Fui, mais uma vez por equívoco. Passei no concurso achando que ela seria feita nos moldes da única revista importante da Editora Abril, a Realidade, que dava enorme importância à fotografia. Aí descobri que estava sendo incorporado a uma revista que não dava, na época, quase nenhuma fotografia. Mas o salário era tentador. Sou um cretino que entrou para o jornalismo porque pagavam bem.
 
RH – Como você descobriu a Operação Brother Sam?

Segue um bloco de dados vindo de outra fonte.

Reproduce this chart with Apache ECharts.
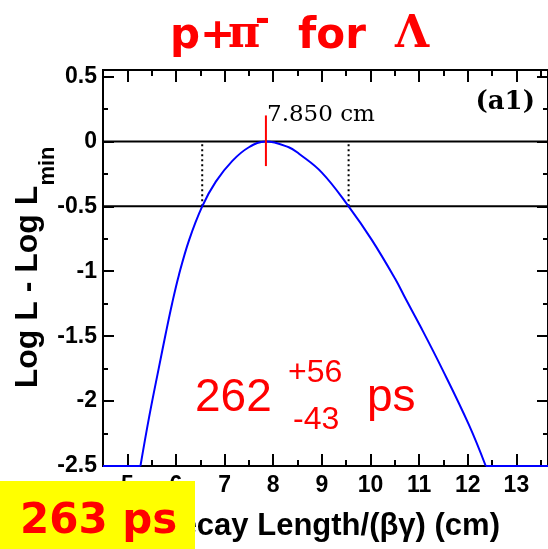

MSC - Da maneira mais acidental possível. Estava no Jornal do Brasil como repórter especial depois de passar quase uma década na Veja, onde fui editor. Era 1975, estávamos no governo Geisel e eu freqüentava, junto com o Elio Gaspari, a casa de um depositário de papéis importantes do começo do regime, o almirante Paulo Castello Branco, filho do Marechal Humberto de Alencar Castelo Branco. Ele tinha uns armários cheios de documentos de 1963, que foram pesquisados por dezenas de historiadores. O Castello Branco era do período letrado do regime militar. Gostava de escrever, tinha papéis da conspiração, e o filho abria aquilo sem nenhuma restrição. Você ia lá, metia a mão e encontrava providências sobre a tortura, coisas que não estavam em nenhum outro acervo oficial. Em uma dessas ocasiões, o Paulo comentou que, semanas antes, um brasilianista da Universidade do Texas chamado John Dulles, filho do Foster Dulles, passou por lá e disse que documentos importantes sobre o período de 1964 começavam a ser liberados na biblioteca presidencial do Lyndon Johnson. Isso foi em meados do ano. Passada a correria inútil da cobertura da eleição municipal, o Elio se lembrou: “Vamos ver aquilo?”. E fui parar em Austin.
 
RH - Como foi o processo de pesquisa?
MSC - O começo foi desnorteante, quase “O que eu vim fazer aqui?”. Mas o nome em código da operação militar me ajudou: Brother Sam. Na quarta ou na quinta vez que aquele nome passou na minha frente, em papéis esparsos, percebi que sempre vinha marcado com uma tarja azul. Eram telegramas internos do governo, e, seguindo a tarja azul, foi fácil voltar na papelada e ficar puxando. Se não fosse isso, não conseguiria reconstituir o caso, criar um sentido.